* begin DATA LISTING *
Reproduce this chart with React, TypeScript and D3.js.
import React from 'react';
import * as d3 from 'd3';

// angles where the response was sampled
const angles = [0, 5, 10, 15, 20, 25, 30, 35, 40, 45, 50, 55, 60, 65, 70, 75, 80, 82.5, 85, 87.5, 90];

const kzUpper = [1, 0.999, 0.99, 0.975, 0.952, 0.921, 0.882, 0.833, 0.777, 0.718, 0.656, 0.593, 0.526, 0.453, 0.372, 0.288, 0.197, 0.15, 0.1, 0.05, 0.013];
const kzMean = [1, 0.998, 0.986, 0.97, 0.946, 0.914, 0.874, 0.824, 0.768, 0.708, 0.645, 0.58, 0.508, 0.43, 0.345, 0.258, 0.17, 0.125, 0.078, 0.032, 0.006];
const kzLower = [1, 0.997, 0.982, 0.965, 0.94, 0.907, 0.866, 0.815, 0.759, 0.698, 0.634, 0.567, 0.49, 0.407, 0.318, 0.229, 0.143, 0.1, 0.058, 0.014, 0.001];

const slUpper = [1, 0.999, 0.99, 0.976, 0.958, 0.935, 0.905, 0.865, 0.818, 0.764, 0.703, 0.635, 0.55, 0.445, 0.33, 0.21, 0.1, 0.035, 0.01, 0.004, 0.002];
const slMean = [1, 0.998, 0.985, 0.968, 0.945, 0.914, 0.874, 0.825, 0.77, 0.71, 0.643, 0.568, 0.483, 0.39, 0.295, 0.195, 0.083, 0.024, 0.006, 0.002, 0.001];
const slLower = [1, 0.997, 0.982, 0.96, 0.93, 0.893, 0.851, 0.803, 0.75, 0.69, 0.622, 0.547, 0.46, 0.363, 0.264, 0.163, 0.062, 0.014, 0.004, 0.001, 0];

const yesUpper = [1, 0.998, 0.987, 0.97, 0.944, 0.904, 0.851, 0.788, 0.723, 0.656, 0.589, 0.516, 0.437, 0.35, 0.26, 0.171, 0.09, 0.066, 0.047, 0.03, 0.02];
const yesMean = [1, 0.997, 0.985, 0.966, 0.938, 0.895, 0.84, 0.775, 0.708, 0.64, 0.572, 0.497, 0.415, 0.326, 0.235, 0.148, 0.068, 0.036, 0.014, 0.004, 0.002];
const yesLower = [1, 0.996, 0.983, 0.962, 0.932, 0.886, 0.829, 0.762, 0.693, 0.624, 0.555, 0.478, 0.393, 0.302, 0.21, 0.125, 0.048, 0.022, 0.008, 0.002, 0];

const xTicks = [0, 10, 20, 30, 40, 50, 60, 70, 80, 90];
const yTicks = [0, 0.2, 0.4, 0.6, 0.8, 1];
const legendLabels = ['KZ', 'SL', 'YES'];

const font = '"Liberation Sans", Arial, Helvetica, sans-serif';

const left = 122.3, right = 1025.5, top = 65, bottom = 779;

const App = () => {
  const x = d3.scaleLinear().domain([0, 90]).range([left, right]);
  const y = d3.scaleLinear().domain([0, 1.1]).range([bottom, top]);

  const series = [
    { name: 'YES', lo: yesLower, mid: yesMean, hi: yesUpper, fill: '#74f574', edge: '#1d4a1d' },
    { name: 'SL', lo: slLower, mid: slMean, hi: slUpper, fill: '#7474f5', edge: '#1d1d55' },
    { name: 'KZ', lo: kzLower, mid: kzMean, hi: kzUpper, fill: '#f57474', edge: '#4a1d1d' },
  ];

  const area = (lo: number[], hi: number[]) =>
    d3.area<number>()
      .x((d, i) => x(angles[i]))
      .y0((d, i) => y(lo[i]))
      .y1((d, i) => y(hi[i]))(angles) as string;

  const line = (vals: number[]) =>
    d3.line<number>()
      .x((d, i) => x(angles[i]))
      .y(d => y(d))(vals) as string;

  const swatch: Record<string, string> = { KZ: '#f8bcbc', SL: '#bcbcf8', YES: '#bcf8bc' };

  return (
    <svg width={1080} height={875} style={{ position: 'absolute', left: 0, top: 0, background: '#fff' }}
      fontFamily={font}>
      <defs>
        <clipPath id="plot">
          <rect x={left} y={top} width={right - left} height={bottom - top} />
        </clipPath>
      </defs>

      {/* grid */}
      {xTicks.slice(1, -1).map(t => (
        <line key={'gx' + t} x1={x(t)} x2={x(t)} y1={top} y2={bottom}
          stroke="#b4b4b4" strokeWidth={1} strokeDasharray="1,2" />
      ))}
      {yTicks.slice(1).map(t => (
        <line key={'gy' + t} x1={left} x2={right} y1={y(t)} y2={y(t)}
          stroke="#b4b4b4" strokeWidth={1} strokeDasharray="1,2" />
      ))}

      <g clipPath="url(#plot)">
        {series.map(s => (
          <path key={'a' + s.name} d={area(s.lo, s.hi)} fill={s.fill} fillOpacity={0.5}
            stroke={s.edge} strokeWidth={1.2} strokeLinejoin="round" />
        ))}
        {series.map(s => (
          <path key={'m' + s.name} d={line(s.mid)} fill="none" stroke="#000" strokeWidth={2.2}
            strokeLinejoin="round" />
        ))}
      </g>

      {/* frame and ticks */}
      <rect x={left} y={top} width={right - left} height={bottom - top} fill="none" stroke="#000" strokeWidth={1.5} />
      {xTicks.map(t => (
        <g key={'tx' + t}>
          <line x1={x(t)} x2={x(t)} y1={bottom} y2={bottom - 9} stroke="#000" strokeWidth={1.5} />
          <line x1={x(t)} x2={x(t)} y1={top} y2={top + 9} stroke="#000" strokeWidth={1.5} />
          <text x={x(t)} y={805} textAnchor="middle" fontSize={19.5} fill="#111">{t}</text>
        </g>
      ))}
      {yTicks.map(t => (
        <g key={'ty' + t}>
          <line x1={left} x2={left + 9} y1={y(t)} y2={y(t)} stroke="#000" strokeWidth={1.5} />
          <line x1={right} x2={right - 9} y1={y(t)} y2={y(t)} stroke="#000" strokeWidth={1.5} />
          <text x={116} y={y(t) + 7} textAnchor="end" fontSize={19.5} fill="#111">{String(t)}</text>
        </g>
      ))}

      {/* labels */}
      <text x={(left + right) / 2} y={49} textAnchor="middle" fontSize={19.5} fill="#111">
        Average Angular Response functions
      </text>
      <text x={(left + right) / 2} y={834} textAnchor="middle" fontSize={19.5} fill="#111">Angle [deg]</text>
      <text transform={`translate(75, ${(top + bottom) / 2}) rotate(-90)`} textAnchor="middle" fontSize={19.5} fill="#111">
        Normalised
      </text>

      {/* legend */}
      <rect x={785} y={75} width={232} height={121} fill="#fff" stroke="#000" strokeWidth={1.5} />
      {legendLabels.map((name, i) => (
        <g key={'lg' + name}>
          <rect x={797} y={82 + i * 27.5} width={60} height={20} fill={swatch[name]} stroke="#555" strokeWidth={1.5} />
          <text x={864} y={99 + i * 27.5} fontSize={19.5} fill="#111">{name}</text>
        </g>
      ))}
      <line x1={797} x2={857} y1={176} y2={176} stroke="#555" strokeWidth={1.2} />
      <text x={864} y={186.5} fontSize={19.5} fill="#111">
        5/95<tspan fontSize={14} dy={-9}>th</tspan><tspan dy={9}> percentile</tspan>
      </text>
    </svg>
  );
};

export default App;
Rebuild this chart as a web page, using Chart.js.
* end DATA LISTING *
*GIVEN TASK*. Reproduce the material above exactly; please quote every line of it.

*EXERCISE ANSWER*.
Reproduce this chart with React, TypeScript and D3.js.
import React from 'react';
import * as d3 from 'd3';

// angles where the response was sampled
const angles = [0, 5, 10, 15, 20, 25, 30, 35, 40, 45, 50, 55, 60, 65, 70, 75, 80, 82.5, 85, 87.5, 90];

const kzUpper = [1, 0.999, 0.99, 0.975, 0.952, 0.921, 0.882, 0.833, 0.777, 0.718, 0.656, 0.593, 0.526, 0.453, 0.372, 0.288, 0.197, 0.15, 0.1, 0.05, 0.013];
const kzMean = [1, 0.998, 0.986, 0.97, 0.946, 0.914, 0.874, 0.824, 0.768, 0.708, 0.645, 0.58, 0.508, 0.43, 0.345, 0.258, 0.17, 0.125, 0.078, 0.032, 0.006];
const kzLower = [1, 0.997, 0.982, 0.965, 0.94, 0.907, 0.866, 0.815, 0.759, 0.698, 0.634, 0.567, 0.49, 0.407, 0.318, 0.229, 0.143, 0.1, 0.058, 0.014, 0.001];

const slUpper = [1, 0.999, 0.99, 0.976, 0.958, 0.935, 0.905, 0.865, 0.818, 0.764, 0.703, 0.635, 0.55, 0.445, 0.33, 0.21, 0.1, 0.035, 0.01, 0.004, 0.002];
const slMean = [1, 0.998, 0.985, 0.968, 0.945, 0.914, 0.874, 0.825, 0.77, 0.71, 0.643, 0.568, 0.483, 0.39, 0.295, 0.195, 0.083, 0.024, 0.006, 0.002, 0.001];
const slLower = [1, 0.997, 0.982, 0.96, 0.93, 0.893, 0.851, 0.803, 0.75, 0.69, 0.622, 0.547, 0.46, 0.363, 0.264, 0.163, 0.062, 0.014, 0.004, 0.001, 0];

const yesUpper = [1, 0.998, 0.987, 0.97, 0.944, 0.904, 0.851, 0.788, 0.723, 0.656, 0.589, 0.516, 0.437, 0.35, 0.26, 0.171, 0.09, 0.066, 0.047, 0.03, 0.02];
const yesMean = [1, 0.997, 0.985, 0.966, 0.938, 0.895, 0.84, 0.775, 0.708, 0.64, 0.572, 0.497, 0.415, 0.326, 0.235, 0.148, 0.068, 0.036, 0.014, 0.004, 0.002];
const yesLower = [1, 0.996, 0.983, 0.962, 0.932, 0.886, 0.829, 0.762, 0.693, 0.624, 0.555, 0.478, 0.393, 0.302, 0.21, 0.125, 0.048, 0.022, 0.008, 0.002, 0];

const xTicks = [0, 10, 20, 30, 40, 50, 60, 70, 80, 90];
const yTicks = [0, 0.2, 0.4, 0.6, 0.8, 1];
const legendLabels = ['KZ', 'SL', 'YES'];

const font = '"Liberation Sans", Arial, Helvetica, sans-serif';

const left = 122.3, right = 1025.5, top = 65, bottom = 779;

const App = () => {
  const x = d3.scaleLinear().domain([0, 90]).range([left, right]);
  const y = d3.scaleLinear().domain([0, 1.1]).range([bottom, top]);

  const series = [
    { name: 'YES', lo: yesLower, mid: yesMean, hi: yesUpper, fill: '#74f574', edge: '#1d4a1d' },
    { name: 'SL', lo: slLower, mid: slMean, hi: slUpper, fill: '#7474f5', edge: '#1d1d55' },
    { name: 'KZ', lo: kzLower, mid: kzMean, hi: kzUpper, fill: '#f57474', edge: '#4a1d1d' },
  ];

  const area = (lo: number[], hi: number[]) =>
    d3.area<number>()
      .x((d, i) => x(angles[i]))
      .y0((d, i) => y(lo[i]))
      .y1((d, i) => y(hi[i]))(angles) as string;

  const line = (vals: number[]) =>
    d3.line<number>()
      .x((d, i) => x(angles[i]))
      .y(d => y(d))(vals) as string;

  const swatch: Record<string, string> = { KZ: '#f8bcbc', SL: '#bcbcf8', YES: '#bcf8bc' };

  return (
    <svg width={1080} height={875} style={{ position: 'absolute', left: 0, top: 0, background: '#fff' }}
      fontFamily={font}>
      <defs>
        <clipPath id="plot">
          <rect x={left} y={top} width={right - left} height={bottom - top} />
        </clipPath>
      </defs>

      {/* grid */}
      {xTicks.slice(1, -1).map(t => (
        <line key={'gx' + t} x1={x(t)} x2={x(t)} y1={top} y2={bottom}
          stroke="#b4b4b4" strokeWidth={1} strokeDasharray="1,2" />
      ))}
      {yTicks.slice(1).map(t => (
        <line key={'gy' + t} x1={left} x2={right} y1={y(t)} y2={y(t)}
          stroke="#b4b4b4" strokeWidth={1} strokeDasharray="1,2" />
      ))}

      <g clipPath="url(#plot)">
        {series.map(s => (
          <path key={'a' + s.name} d={area(s.lo, s.hi)} fill={s.fill} fillOpacity={0.5}
            stroke={s.edge} strokeWidth={1.2} strokeLinejoin="round" />
        ))}
        {series.map(s => (
          <path key={'m' + s.name} d={line(s.mid)} fill="none" stroke="#000" strokeWidth={2.2}
            strokeLinejoin="round" />
        ))}
      </g>

      {/* frame and ticks */}
      <rect x={left} y={top} width={right - left} height={bottom - top} fill="none" stroke="#000" strokeWidth={1.5} />
      {xTicks.map(t => (
        <g key={'tx' + t}>
          <line x1={x(t)} x2={x(t)} y1={bottom} y2={bottom - 9} stroke="#000" strokeWidth={1.5} />
          <line x1={x(t)} x2={x(t)} y1={top} y2={top + 9} stroke="#000" strokeWidth={1.5} />
          <text x={x(t)} y={805} textAnchor="middle" fontSize={19.5} fill="#111">{t}</text>
        </g>
      ))}
      {yTicks.map(t => (
        <g key={'ty' + t}>
          <line x1={left} x2={left + 9} y1={y(t)} y2={y(t)} stroke="#000" strokeWidth={1.5} />
          <line x1={right} x2={right - 9} y1={y(t)} y2={y(t)} stroke="#000" strokeWidth={1.5} />
          <text x={116} y={y(t) + 7} textAnchor="end" fontSize={19.5} fill="#111">{String(t)}</text>
        </g>
      ))}

      {/* labels */}
      <text x={(left + right) / 2} y={49} textAnchor="middle" fontSize={19.5} fill="#111">
        Average Angular Response functions
      </text>
      <text x={(left + right) / 2} y={834} textAnchor="middle" fontSize={19.5} fill="#111">Angle [deg]</text>
      <text transform={`translate(75, ${(top + bottom) / 2}) rotate(-90)`} textAnchor="middle" fontSize={19.5} fill="#111">
        Normalised
      </text>

      {/* legend */}
      <rect x={785} y={75} width={232} height={121} fill="#fff" stroke="#000" strokeWidth={1.5} />
      {legendLabels.map((name, i) => (
        <g key={'lg' + name}>
          <rect x={797} y={82 + i * 27.5} width={60} height={20} fill={swatch[name]} stroke="#555" strokeWidth={1.5} />
          <text x={864} y={99 + i * 27.5} fontSize={19.5} fill="#111">{name}</text>
        </g>
      ))}
      <line x1={797} x2={857} y1={176} y2={176} stroke="#555" strokeWidth={1.2} />
      <text x={864} y={186.5} fontSize={19.5} fill="#111">
        5/95<tspan fontSize={14} dy={-9}>th</tspan><tspan dy={9}> percentile</tspan>
      </text>
    </svg>
  );
};

export default App;
Rebuild this chart as a web page, using Chart.js.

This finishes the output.